Un ancien ministre koweïtien du pétrole condamné à Genève

Le cheikh Ahmad Fahad al-Sabah, ancien ministre du pétrole et membre du Comité international olympique (CIO), avait faussement accusé l’un de ses cousins (concurrent pour succéder à l’émir) de trahison au profit de l’Iran et… d’Israël.   

Ian Hamel, à Genève

A l’origine, c’est une histoire de Pieds nickelés. Il y a un peu plus de dix ans, en décembre 2013, le cheikh remet au gouvernement koweïtien une clé USB contenant un enregistrement vidéo. Une vidéo tournée clandestinement en Suisse sur les bords du lac Léman, en 2012, à Genève et Trélex. Le document, que l’auteur de l’article a pu visionner, est de très mauvaise qualité, les images sont floues, saccadées, le son inaudible. La caméra aurait été cachée dans un stylo. La vidéo “suggère“ que son cousin, le cheikh Nasser Al-Sabah al-Ahmad al-Sabah, Premier ministre de 2006 à 2011, et Jassim Mohammed Abdulmohsin Alkharafi, président du Parlement de 1999 à 2011 (décédé depuis), auraient comploté avec de hauts responsables iraniens pour renverser Sabah al-Ahmad al-Sabah, l’émir du Koweït. 

Pour enfoncer encore davantage le clou, l’enregistrement évoquerait des transactions financières avec… Israël. Ces accusations, si elles étaient avérées, pourraient coûter la peine capitale au cheikh Nasser. Les deux cousins, neveux de l’ancien émir, décédé le 20 septembre 2020, sont membres de la famille régnante al-Sabah. S’agissait-il d’évincer un concurrent bien placé dans l’ordre de succession au trône ? Rapidement, les investigations menées au Koweït concluent que le contenu de la clé USB « n’était pas authentique ». Mais comme il appartient à la famille royale, Ahmad al-Sabah n’est finalement pas inquiété. Il va même redevenir ministre.   

La suspension du CIO  

Le Cheikh n’est pas n’importe qui. Né en 1961, plusieurs fois ministre, il a été secrétaire général de l’OPEP. C’est surtout un membre très influent du Comité international olympique. Il a favorisé l’élection de l’Allemand Thomas Bach à la tête du CIO. Seulement voilà, en Suisse, cette histoire rocambolesque ne se passe pas aussi bien pour le cheikh. D’autant qu’il a des complices sur place. Le 10 septembre 2021, il est condamné par le Tribunal correctionnel de Genève à 30 mois de prison, dont 15 mois ferme, pour « faux dans les titres » (1). En appel, le 28 décembre 2023 (mais l’information n’a fuité que très récemment), le cheikh Ahmad al-Sabah n’écope que de deux ans de prison avec sursis.

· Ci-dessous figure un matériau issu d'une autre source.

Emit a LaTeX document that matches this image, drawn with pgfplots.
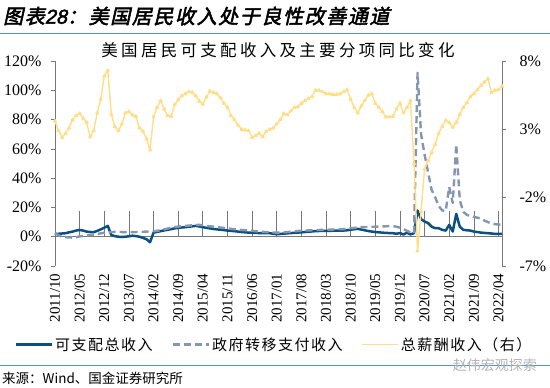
\documentclass[border=0pt]{standalone}
\usepackage{fontspec}
\setmainfont{Liberation Serif}
\newfontfamily\cjk{Noto Sans CJK SC}
\newfontfamily\cjksp{Noto Sans CJK SC}[LetterSpace=10]
\newfontfamily\cjkti{Noto Sans CJK SC}[LetterSpace=20]
\newfontfamily\headfont{Noto Sans CJK SC}[FakeSlant=0.22,FakeBold=2.5,LetterSpace=8]
\newfontfamily\headnum{Liberation Sans}[FakeSlant=0.22,FakeBold=2.5]
\usepackage{pgfplots}
\usepackage{pgfplotstable}
\pgfplotsset{compat=1.18}
\definecolor{cblue}{RGB}{12,80,130}
\definecolor{cgray}{RGB}{132,151,176}
\definecolor{cyel}{RGB}{255,222,135}
\definecolor{hdrblue}{RGB}{80,150,210}
\definecolor{axiscol}{RGB}{120,120,120}

\pgfplotstableread{
i blue gray yel
0 1.9 2.4 3.6
1 2.0 1.0 2.9
2 2.2 0.0 2.4
3 2.4 -0.3 2.7
4 3.0 -0.5 3.1
5 3.5 -0.6 3.7
6 4.2 -0.3 4.0
7 4.6 0.2 4.15
8 4.2 0.5 3.8
9 3.5 0.8 3.5
10 3.2 1.1 2.45
11 3.1 1.5 2.9
12 4.0 1.9 4.2
13 5.0 2.3 5.2
14 6.2 2.8 6.9
15 7.4 3.0 7.3
16 1.2 3.2 4.1
17 0.4 3.3 3.2
18 0.0 3.3 2.9
19 -0.2 3.2 3.4
20 0.0 3.1 4.2
21 0.3 3.1 4.3
22 0.7 3.1 4.05
23 0.4 3.2 3.95
24 0.0 3.3 3.1
25 -0.8 3.4 2.85
26 -1.7 3.5 2.3
27 -3.8 3.6 1.5
28 2.8 3.8 3.9
29 3.3 4.0 4.6
30 3.8 4.5 5.1
31 4.3 5.0 4.5
32 4.7 5.6 4.0
33 5.2 6.2 3.95
34 5.7 6.6 4.8
35 6.0 6.9 5.15
36 6.3 7.2 5.45
37 6.5 7.4 5.6
38 6.8 7.6 5.75
39 7.1 7.8 5.7
40 7.4 8.0 5.45
41 7.0 8.1 5.05
42 6.5 7.8 4.85
43 6.1 7.4 5.35
44 5.7 7.1 5.8
45 5.3 6.9 5.7
46 5.0 6.6 5.6
47 4.8 6.3 5.3
48 4.5 6.0 4.9
49 4.2 5.7 4.6
50 4.0 5.4 4.0
51 3.8 5.1 3.7
52 3.5 4.8 3.3
53 3.2 4.6 3.0
54 3.0 4.4 2.95
55 2.8 4.2 2.9
56 2.7 4.0 2.4
57 2.6 3.8 2.55
58 2.5 3.5 2.7
59 2.4 3.3 2.45
60 2.4 3.2 2.85
61 2.4 3.0 3.0
62 2.0 2.9 3.1
63 1.7 2.8 3.4
64 1.9 2.8 3.7
65 2.1 3.0 4.15
66 2.3 3.2 4.05
67 2.5 3.4 4.35
68 2.6 3.7 4.6
69 2.8 3.9 4.65
70 3.0 4.1 4.9
71 3.2 4.2 5.1
72 3.4 4.3 5.25
73 3.6 4.4 5.4
74 3.8 4.5 5.85
75 3.9 4.6 5.85
76 4.0 4.7 5.75
77 4.0 4.7 5.6
78 4.0 4.8 5.6
79 4.1 4.9 5.55
80 4.1 5.0 5.55
81 4.2 5.1 5.6
82 4.2 5.2 5.75
83 4.4 5.5 5.9
84 4.8 5.8 5.2
85 5.1 6.0 4.6
86 5.4 6.3 4.2
87 4.9 6.5 4.7
88 4.4 6.6 5.1
89 3.9 6.7 5.5
90 3.5 6.8 5.6
91 3.2 6.8 4.9
92 3.0 6.9 4.6
93 2.8 7.0 4.3
94 2.6 7.1 3.9
95 2.5 7.3 3.9
96 2.4 7.3 3.95
97 2.0 6.8 4.5
98 2.5 6.2 4.9
99 1.5 5.2 4.2
100 2.8 4.0 4.6
101 1.6 3.0 5.1
102 2.4 2.4 0.5
103 17.9 112 -5.9
104 12.0 70 -3.0
105 10.4 56 0.1
106 9.3 44 0.7
107 6.9 32 1.3
108 5.8 27 1.9
109 5.8 21 2.7
110 4.7 18 3.2
111 4.2 17.5 3.65
112 8.1 34 3.5
113 3.5 23 3.15
114 15.6 63 3.5
115 6.9 25 4.1
116 4.7 17 4.6
117 4.4 15 4.95
118 4.2 14 5.4
119 3.5 13.5 5.6
120 3.2 13 5.9
121 2.8 12.5 6.2
122 2.6 11 6.45
123 2.4 10 6.7
124 2.2 9 5.7
125 1.9 8.6 5.85
126 1.9 8.3 5.9
127 1.9 8.1 6.15
}\data

\begin{document}
\begin{tikzpicture}[x=1bp,y=1bp]
\useasboundingbox (0,0) rectangle (550,387);
% header
\node[anchor=west, inner sep=0pt] at (3,371) {\fontsize{20bp}{20bp}\selectfont\headfont 图表\headnum 28\headfont ：美国居民收入处于良性改善通道};
\draw[hdrblue, line width=1bp] (0,353.5) -- (550,353.5);
% chart title
\node[inner sep=0pt] at (278,337) {\fontsize{16.5bp}{16.5bp}\selectfont\cjkti 美国居民可支配收入及主要分项同比变化};

\begin{axis}[
  at={(55bp,121bp)}, anchor=south west,
  width=447bp, height=205bp, scale only axis,
  xmin=0, xmax=127, ymin=-20, ymax=120,
  axis y line*=left, axis x line*=bottom,
  x axis line style={draw=none},
  y axis line style={draw=axiscol, line width=0.7bp},
  xtick={0,7,...,126},
  xticklabels={2011/10,2012/05,2012/12,2013/07,2014/02,2014/09,2015/04,2015/11,2016/06,2017/01,2017/08,2018/03,2018/10,2019/05,2019/12,2020/07,2021/02,2021/09,2022/04},
  x tick label style={rotate=90, anchor=east, font=\fontsize{15bp}{15bp}\selectfont},
  xtick style={draw=none},
  ytick={-20,0,20,40,60,80,100,120},
  yticklabels={-20\%,0\%,20\%,40\%,60\%,80\%,100\%,120\%},
  y tick label style={font=\fontsize{16bp}{16bp}\selectfont, anchor=east},
  yticklabel shift=6bp,
  tick align=outside, major tick length=4bp,
  ytick style={draw=axiscol, line width=0.7bp},
  clip=false,
  legend columns=3,
  legend style={at={(0.49,-0.383)}, anchor=center, draw=none, fill=none,
    font=\fontsize{15bp}{15bp}\selectfont\cjksp,
    /tikz/every even column/.append style={column sep=17bp}},
  legend image code/.code={\draw[mark repeat=2, mark phase=2, #1] (0bp,0bp) -- (18bp,0bp) -- (36bp,0bp);},
]
\draw[axiscol, line width=0.7bp] (axis cs:0,0) -- (axis cs:127,0);
\pgfplotsinvokeforeach{7,14,21,28,35,42,49,56,63,70,77,84,91,98,105,112,119,126}{
  \draw[axiscol, line width=0.7bp] (axis cs:#1,0) -- ++(0,-4bp);
}
\addplot[cblue, line width=2.5bp, line join=round] table[x=i, y=blue]{\data};
\addlegendentry{可支配总收入}
\addplot[cgray, line width=2.4bp, dash pattern=on 7bp off 4bp, line join=round] table[x=i, y=gray]{\data};
\addlegendentry{政府转移支付收入}
\addlegendimage{cyel, line width=1.3bp, mark=triangle*, mark size=1.6bp, mark options={fill=cyel, draw=cyel, solid}}
\addlegendentry{总薪酬收入（右）}
\end{axis}

\begin{axis}[
  at={(55bp,121bp)}, anchor=south west,
  width=447bp, height=205bp, scale only axis,
  xmin=0, xmax=127, ymin=-7, ymax=8,
  axis y line*=right, axis x line=none,
  y axis line style={draw=axiscol, line width=0.7bp},
  ytick={-7,-2,3,8},
  yticklabels={-7\%,-2\%,3\%,8\%},
  y tick label style={font=\fontsize{16bp}{16bp}\selectfont, anchor=west},
  yticklabel shift=10bp,
  tick align=outside, major tick length=4bp,
  ytick style={draw=axiscol, line width=0.7bp},
  clip=false,
]
\addplot[cyel, line width=1.4bp, line join=round, mark=triangle*, mark size=1.5bp, mark options={fill=cyel, draw=cyel}] table[x=i, y=yel]{\data};
\end{axis}

% bottom rule, source and watermark
\draw[hdrblue, line width=1bp] (0,22) -- (550,22);
\node[anchor=west, inner sep=0pt] at (2,9) {\fontsize{13.5bp}{13.5bp}\selectfont\cjk 来源：Wind、国金证券研究所};
\node[anchor=east, inner sep=0pt, text=black!30] at (537,22) {\fontsize{14bp}{14bp}\selectfont\cjk 赵伟宏观探索};
\end{tikzpicture}
\end{document}
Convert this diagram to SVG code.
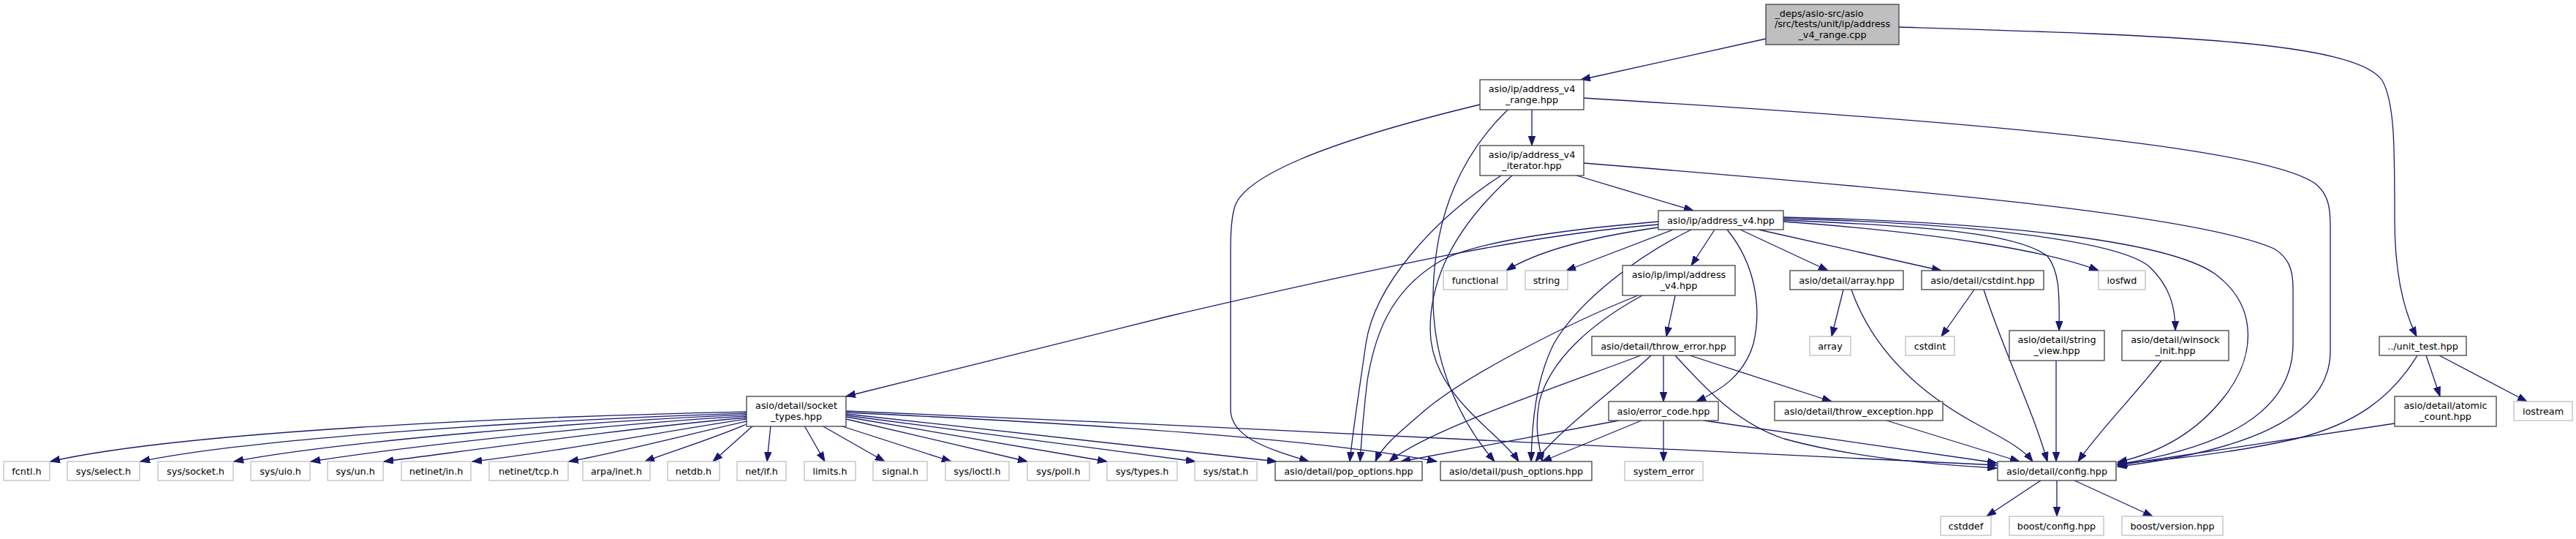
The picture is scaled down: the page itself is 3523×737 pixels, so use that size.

Selon La Tribune de Genève, la Chambre d’appel et de révision qualifie sa faute d’« importante », sa collaboration avec la justice d’« assez mauvaise », et sa prise de conscience de « nulle ». L’ancien ministre koweïtien (il était encore ministre de la Défense et vice-Premier ministre jusqu’à la fin de l’année 2023) devrait faire recours au Tribunal fédéral (l’équivalent de la cassation) (2). N’étant pas condamné définitivement, il est toujours membre du Comité international olympique. Il s’est toutefois lui-même temporairement suspendu de tous ses droits, prérogatives et fonctions.                                                                                                                              

  • « Le puissant cheikh Ahmad joue son avenir politique et sportif à Genève », Swissinfo, 24 novembre 2022.
  • Sylvain Besson, « La justice condamne un puissant cheikh koweïtien », 19 janvier 2024.